▶ _MATERIAL PROVIDED_:
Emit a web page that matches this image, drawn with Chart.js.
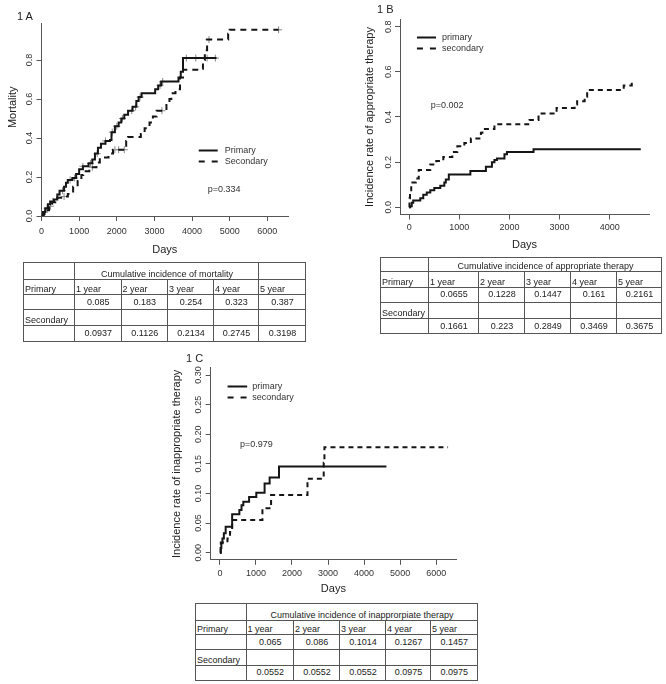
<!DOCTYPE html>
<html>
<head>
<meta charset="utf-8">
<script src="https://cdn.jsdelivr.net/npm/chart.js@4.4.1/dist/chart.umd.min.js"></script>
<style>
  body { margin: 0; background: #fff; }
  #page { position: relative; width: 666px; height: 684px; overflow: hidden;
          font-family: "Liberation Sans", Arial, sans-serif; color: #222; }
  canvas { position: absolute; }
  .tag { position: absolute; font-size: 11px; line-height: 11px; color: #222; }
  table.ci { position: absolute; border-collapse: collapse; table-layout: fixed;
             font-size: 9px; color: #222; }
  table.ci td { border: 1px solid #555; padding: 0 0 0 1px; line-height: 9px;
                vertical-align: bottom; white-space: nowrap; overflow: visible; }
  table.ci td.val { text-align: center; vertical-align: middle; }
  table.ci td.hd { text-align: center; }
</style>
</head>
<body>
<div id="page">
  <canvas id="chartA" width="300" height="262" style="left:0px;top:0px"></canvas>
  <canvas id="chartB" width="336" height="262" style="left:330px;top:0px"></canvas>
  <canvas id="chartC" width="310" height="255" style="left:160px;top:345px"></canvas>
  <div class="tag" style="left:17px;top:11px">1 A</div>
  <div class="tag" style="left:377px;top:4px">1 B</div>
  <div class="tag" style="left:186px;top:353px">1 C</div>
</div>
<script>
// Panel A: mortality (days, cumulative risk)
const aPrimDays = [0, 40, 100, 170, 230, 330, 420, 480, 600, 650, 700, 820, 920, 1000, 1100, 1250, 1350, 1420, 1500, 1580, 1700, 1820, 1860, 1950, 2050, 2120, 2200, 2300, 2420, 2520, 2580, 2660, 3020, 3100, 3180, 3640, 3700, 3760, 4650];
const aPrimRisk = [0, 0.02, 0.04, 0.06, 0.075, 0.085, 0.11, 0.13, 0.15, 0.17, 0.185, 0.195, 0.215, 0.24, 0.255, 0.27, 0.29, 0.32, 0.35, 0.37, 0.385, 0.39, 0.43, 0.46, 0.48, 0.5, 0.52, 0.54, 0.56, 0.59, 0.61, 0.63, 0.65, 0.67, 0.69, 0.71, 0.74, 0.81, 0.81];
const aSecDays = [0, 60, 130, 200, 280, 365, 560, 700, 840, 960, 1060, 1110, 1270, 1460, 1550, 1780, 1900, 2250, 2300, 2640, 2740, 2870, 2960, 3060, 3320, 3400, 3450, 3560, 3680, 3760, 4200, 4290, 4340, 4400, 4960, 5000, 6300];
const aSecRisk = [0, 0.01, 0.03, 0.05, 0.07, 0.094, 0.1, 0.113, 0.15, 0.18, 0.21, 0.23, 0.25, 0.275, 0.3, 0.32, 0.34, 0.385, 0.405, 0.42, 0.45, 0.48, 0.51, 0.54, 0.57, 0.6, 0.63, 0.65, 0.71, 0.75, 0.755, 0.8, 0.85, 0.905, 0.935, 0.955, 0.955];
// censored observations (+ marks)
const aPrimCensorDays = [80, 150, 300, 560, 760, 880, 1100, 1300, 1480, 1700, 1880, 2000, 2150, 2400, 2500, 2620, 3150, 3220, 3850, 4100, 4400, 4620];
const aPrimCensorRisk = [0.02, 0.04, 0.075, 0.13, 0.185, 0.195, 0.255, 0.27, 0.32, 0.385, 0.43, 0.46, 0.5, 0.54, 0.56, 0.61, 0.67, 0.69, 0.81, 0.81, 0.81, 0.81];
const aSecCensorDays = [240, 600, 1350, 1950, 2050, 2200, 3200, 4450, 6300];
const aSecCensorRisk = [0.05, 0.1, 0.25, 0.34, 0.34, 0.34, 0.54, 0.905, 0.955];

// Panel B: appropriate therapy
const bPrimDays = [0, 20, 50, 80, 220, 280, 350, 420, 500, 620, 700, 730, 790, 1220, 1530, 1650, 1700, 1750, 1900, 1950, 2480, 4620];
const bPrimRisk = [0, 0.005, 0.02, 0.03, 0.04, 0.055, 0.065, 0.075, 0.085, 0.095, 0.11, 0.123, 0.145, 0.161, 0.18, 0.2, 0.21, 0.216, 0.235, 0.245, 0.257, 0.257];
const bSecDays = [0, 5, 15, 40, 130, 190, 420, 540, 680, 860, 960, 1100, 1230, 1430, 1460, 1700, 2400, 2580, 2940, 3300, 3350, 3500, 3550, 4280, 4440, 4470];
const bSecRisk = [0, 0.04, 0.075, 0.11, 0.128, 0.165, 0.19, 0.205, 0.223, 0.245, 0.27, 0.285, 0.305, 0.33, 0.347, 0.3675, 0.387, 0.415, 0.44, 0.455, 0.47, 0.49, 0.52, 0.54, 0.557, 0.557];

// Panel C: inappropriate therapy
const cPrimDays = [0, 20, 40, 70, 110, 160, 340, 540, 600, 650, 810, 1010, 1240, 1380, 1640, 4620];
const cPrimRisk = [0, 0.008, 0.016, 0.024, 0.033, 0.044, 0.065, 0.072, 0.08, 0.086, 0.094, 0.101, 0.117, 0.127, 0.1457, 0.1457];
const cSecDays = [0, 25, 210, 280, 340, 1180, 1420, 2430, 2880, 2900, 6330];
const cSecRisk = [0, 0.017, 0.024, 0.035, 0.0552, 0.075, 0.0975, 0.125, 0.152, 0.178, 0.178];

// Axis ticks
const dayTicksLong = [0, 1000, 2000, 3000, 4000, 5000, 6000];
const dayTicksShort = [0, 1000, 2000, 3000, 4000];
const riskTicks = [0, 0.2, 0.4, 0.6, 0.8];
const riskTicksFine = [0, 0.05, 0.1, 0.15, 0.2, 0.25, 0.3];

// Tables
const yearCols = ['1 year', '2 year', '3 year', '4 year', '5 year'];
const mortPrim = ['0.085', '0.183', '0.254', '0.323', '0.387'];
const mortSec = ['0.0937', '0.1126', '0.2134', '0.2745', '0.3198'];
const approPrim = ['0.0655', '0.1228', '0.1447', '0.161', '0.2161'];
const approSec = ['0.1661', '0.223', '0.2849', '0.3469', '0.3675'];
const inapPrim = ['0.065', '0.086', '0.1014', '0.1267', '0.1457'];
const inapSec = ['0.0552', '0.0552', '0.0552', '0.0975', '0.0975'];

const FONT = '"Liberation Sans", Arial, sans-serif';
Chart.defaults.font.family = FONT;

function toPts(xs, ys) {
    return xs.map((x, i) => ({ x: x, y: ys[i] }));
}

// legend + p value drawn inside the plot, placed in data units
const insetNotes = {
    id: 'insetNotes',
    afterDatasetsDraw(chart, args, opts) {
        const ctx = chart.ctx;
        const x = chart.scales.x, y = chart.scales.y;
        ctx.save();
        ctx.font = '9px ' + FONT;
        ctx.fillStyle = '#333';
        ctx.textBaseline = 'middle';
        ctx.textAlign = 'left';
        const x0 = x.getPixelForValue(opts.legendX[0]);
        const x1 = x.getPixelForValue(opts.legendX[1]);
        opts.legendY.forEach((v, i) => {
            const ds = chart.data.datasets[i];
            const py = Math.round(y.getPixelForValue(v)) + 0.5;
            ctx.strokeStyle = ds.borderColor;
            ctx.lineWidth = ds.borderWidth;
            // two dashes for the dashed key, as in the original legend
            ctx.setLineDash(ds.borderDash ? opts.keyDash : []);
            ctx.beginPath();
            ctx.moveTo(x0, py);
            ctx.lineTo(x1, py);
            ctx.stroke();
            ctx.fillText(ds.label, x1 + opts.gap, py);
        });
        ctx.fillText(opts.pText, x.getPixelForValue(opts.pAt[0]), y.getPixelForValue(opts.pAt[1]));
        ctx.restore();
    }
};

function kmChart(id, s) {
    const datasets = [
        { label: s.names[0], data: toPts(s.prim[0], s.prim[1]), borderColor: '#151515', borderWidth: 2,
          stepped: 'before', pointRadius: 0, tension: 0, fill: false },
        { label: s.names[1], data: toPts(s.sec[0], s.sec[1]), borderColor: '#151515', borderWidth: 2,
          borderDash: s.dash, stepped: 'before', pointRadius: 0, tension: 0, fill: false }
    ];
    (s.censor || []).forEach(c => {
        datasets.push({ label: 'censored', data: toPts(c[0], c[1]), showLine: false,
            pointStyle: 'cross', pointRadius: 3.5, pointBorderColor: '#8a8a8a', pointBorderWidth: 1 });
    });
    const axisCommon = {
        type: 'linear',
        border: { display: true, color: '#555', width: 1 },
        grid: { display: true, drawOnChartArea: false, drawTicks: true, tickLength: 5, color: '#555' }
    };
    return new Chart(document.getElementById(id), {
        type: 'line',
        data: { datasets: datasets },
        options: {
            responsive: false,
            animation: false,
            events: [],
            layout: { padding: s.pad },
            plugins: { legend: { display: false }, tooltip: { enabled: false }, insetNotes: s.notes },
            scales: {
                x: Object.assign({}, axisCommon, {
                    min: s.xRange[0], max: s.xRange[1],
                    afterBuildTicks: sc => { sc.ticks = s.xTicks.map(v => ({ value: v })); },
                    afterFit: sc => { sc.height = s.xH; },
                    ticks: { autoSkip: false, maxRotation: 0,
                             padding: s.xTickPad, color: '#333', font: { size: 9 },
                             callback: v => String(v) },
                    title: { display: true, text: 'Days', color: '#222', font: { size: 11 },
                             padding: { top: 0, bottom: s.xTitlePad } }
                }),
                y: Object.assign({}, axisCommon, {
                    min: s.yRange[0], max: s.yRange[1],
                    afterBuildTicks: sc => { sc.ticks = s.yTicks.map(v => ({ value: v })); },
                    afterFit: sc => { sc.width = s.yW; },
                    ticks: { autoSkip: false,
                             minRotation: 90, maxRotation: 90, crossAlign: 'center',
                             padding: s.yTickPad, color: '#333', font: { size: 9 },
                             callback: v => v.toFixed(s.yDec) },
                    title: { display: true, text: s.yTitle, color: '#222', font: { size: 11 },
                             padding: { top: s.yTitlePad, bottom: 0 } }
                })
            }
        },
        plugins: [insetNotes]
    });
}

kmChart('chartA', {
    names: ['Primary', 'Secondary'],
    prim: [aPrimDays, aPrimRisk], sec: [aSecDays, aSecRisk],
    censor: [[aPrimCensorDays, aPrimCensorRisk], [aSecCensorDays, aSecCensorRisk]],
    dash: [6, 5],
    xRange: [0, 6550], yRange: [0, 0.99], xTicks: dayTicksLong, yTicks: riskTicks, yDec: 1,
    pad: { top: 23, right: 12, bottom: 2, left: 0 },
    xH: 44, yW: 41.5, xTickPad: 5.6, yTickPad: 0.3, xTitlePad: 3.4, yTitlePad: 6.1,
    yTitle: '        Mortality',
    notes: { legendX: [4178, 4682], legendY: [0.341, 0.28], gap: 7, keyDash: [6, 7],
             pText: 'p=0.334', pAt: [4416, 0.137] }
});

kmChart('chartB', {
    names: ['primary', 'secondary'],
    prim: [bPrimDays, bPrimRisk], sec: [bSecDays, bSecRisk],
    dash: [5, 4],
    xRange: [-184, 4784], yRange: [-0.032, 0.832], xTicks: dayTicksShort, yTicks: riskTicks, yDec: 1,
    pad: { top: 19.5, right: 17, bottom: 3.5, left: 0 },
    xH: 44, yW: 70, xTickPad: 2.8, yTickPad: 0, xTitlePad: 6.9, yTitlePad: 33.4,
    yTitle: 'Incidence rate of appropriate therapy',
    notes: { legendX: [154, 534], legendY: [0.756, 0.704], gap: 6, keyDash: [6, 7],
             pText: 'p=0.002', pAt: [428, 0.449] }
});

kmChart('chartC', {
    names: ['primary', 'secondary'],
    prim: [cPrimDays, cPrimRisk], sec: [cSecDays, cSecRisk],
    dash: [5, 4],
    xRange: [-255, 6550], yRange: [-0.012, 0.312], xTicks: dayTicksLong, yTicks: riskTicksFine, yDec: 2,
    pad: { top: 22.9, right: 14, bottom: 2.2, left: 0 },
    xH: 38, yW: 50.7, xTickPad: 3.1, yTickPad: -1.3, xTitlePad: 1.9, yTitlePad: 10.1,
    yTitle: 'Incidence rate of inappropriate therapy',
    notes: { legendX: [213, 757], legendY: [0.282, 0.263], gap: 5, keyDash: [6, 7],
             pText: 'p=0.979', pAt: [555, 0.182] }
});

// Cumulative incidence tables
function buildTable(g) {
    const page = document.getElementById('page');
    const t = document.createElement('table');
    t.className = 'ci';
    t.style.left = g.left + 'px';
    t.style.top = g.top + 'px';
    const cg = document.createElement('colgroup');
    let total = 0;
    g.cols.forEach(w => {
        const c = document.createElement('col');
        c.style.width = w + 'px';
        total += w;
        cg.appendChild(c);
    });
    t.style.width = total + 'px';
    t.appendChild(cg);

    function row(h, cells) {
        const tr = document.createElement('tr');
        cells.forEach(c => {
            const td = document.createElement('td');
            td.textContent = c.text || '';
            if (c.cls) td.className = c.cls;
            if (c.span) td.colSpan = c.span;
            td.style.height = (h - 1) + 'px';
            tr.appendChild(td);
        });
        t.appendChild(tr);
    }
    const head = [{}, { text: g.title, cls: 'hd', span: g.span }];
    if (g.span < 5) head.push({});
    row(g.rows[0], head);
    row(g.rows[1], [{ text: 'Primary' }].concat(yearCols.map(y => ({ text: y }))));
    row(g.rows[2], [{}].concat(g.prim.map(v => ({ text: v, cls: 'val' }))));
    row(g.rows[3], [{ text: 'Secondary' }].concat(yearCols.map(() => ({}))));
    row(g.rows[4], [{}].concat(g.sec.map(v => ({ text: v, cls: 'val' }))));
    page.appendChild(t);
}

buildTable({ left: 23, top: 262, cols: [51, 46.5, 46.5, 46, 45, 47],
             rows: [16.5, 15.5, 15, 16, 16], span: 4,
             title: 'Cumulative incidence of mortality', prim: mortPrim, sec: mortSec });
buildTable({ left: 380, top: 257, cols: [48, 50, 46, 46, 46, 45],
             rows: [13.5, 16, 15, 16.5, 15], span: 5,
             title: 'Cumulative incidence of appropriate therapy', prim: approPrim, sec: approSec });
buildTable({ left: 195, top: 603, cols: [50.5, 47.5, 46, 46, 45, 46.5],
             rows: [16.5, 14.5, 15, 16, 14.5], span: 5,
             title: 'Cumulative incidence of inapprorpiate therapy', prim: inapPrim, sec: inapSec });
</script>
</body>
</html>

▶ _THE REQUEST_:
Look over the listing. Pull out every line with the string "page" in it.

▶ _SOLVED EXERCISE_:
Emit a web page that matches this image, drawn with Chart.js.
  #page { position: relative; width: 666px; height: 684px; overflow: hidden;
<div id="page">
    const page = document.getElementById('page');
    page.appendChild(t);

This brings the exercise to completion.